Saturday's heinous bombing shows that the group can still stage mass-casualty strikes at will
Today we mourn those lost in Kabul in barbaric Taliban attack
There is a gut-wrenching familiarity to the barbaric attack in Kabul yesterday. A Taliban suicide bomber guided an ambulance packed with explosives through a security checkpoint, detonating in a so-called secure zone that houses government agencies, foreign embassies and shops, after telling police he was taking a patient to a nearby hospital. At least 100 people died and more than 158 were injured. Questions will rightly be asked about how he passed so easily through a checkpoint where cars are usually searched and drivers’ identities checked. US President Donald Trump described the attack as “despicable”, while the International Committee of the Red Cross said it “could amount to perfidy under International Humanitarian Law”. The use of an ambulance is particularly harrowing; as medical teams rushed to the scene, jittery security forces became suspicious, perhaps slowing the emergency response. More than 16 years into the war in Afghanistan – and three years after then-president Barack Obama officially ended it – many in Washington’s military establishment felt they had turned a corner in the fight against the Taliban. Yesterday’s heinous attack demonstrates that the group can still stage mass-casualty strikes at will.

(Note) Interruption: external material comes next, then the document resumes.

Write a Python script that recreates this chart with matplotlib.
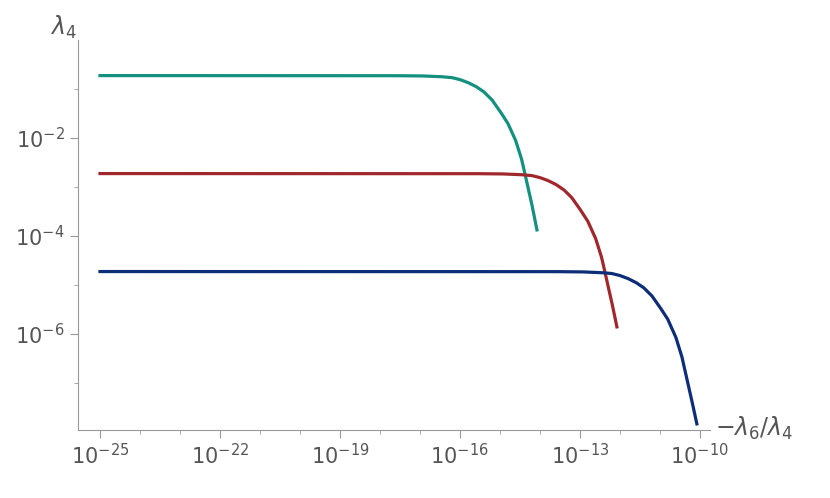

This is Kabul’s deadliest attack since a truck bomb near the German embassy killed 150 people last May. But it is the third this month. A week ago, Taliban militants stormed the luxury Intercontinental Hotel in the capital, killing 22 people, while on Wednesday ISIL slaughtered six at the offices of Save the Children, a British charity. The Taliban thrive on sowing terror. And while the Afghan people are historically resilient, their leaders are less so. It has long been clear that denying the Taliban the legitimacy it seeks in Afghanistan will require better governance, more transparency and a stronger security apparatus. Instead, the government of President Ashraf Ghani is plagued by infighting, while Afghanistan ranks 169 out of 176 in Transparency International’s Corruption Perceptions Index. Army morale, in turn, is very low. Against the spectre of a resurgent Taliban, Mr Ghani is presiding over a failing state. Were it not for the support of the US, his government would likely have fallen years ago.

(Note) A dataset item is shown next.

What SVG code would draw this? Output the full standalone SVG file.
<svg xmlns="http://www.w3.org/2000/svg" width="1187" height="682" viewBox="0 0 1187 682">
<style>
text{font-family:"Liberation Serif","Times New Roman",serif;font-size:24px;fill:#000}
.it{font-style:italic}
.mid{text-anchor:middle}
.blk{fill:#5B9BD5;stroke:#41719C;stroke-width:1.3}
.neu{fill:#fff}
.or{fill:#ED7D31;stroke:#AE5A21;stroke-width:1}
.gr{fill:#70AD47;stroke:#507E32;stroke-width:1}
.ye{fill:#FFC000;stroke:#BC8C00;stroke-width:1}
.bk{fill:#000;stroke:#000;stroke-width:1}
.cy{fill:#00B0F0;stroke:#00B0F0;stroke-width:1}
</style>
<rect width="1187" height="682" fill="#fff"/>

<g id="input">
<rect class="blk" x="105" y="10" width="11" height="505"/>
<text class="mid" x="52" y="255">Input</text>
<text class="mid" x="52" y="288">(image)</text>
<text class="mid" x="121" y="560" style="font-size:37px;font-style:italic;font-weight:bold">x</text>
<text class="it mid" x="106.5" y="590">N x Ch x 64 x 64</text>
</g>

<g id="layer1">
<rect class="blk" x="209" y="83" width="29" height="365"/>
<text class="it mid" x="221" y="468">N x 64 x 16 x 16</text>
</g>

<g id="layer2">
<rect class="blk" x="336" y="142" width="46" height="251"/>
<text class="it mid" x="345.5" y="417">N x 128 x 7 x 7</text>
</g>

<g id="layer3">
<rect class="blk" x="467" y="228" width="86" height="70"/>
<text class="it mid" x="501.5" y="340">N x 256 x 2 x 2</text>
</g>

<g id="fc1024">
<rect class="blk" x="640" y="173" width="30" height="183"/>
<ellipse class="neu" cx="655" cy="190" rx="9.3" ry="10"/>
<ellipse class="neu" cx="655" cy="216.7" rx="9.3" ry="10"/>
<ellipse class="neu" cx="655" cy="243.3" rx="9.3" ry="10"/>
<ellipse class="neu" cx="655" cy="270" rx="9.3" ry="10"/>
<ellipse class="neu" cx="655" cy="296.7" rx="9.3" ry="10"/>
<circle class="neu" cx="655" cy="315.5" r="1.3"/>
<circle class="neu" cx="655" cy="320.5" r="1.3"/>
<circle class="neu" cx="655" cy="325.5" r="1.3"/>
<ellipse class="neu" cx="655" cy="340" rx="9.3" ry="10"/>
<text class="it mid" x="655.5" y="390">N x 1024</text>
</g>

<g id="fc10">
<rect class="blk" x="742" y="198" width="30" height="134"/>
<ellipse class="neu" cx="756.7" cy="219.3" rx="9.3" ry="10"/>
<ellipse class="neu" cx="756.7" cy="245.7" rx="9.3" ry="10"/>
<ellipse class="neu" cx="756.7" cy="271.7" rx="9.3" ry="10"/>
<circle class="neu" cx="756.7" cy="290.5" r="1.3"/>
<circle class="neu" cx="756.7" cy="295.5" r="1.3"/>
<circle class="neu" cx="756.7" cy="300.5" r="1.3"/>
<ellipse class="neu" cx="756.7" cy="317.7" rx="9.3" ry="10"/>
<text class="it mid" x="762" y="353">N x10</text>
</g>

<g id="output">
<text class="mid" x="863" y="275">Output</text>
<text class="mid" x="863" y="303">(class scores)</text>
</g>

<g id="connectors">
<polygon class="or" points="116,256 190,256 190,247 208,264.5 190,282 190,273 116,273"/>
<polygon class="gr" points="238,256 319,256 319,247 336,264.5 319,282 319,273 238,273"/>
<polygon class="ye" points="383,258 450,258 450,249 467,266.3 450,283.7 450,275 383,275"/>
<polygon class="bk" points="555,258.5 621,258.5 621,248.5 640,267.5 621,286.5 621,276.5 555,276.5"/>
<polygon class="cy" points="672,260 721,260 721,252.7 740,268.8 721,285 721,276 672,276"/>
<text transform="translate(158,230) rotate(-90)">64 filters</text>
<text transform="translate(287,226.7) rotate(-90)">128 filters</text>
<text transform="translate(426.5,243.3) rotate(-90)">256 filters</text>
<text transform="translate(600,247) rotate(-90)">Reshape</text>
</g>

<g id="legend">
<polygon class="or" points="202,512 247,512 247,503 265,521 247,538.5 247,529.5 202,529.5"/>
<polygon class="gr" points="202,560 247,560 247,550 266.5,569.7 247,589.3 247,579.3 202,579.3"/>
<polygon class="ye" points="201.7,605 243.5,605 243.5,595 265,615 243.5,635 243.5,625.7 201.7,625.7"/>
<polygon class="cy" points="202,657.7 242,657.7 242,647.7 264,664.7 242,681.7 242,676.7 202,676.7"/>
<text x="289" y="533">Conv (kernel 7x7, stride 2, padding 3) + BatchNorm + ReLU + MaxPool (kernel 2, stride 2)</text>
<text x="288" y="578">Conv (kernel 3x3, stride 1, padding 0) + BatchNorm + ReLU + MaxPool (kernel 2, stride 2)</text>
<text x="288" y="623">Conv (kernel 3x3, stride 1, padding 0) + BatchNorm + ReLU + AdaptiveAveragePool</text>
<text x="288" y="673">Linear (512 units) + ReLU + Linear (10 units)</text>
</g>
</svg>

Nevertheless, this is a cross-border problem. The Taliban and the affiliated Haqqani network – which may have played a role in yesterday’s attack – have exploited weak security in neighbouring Pakistan. As a result, the Taliban is able to attack Afghan government strongholds in spite of increased US airstrikes and more backing for the Afghan army. Behind this struggle lies a key issue: the two sides have opposing measurements of success. While the US must wipe out its enemies, the Taliban must outwait them. Although Mr Trump recently punished Islamabad for its inaction by slashing its security aid, a novel approach is now required that involves Washington and Islamabad. But today, as the dust begins to settle, we condemn this abhorrent crime and pause to think of its victims and the families that will mourn them.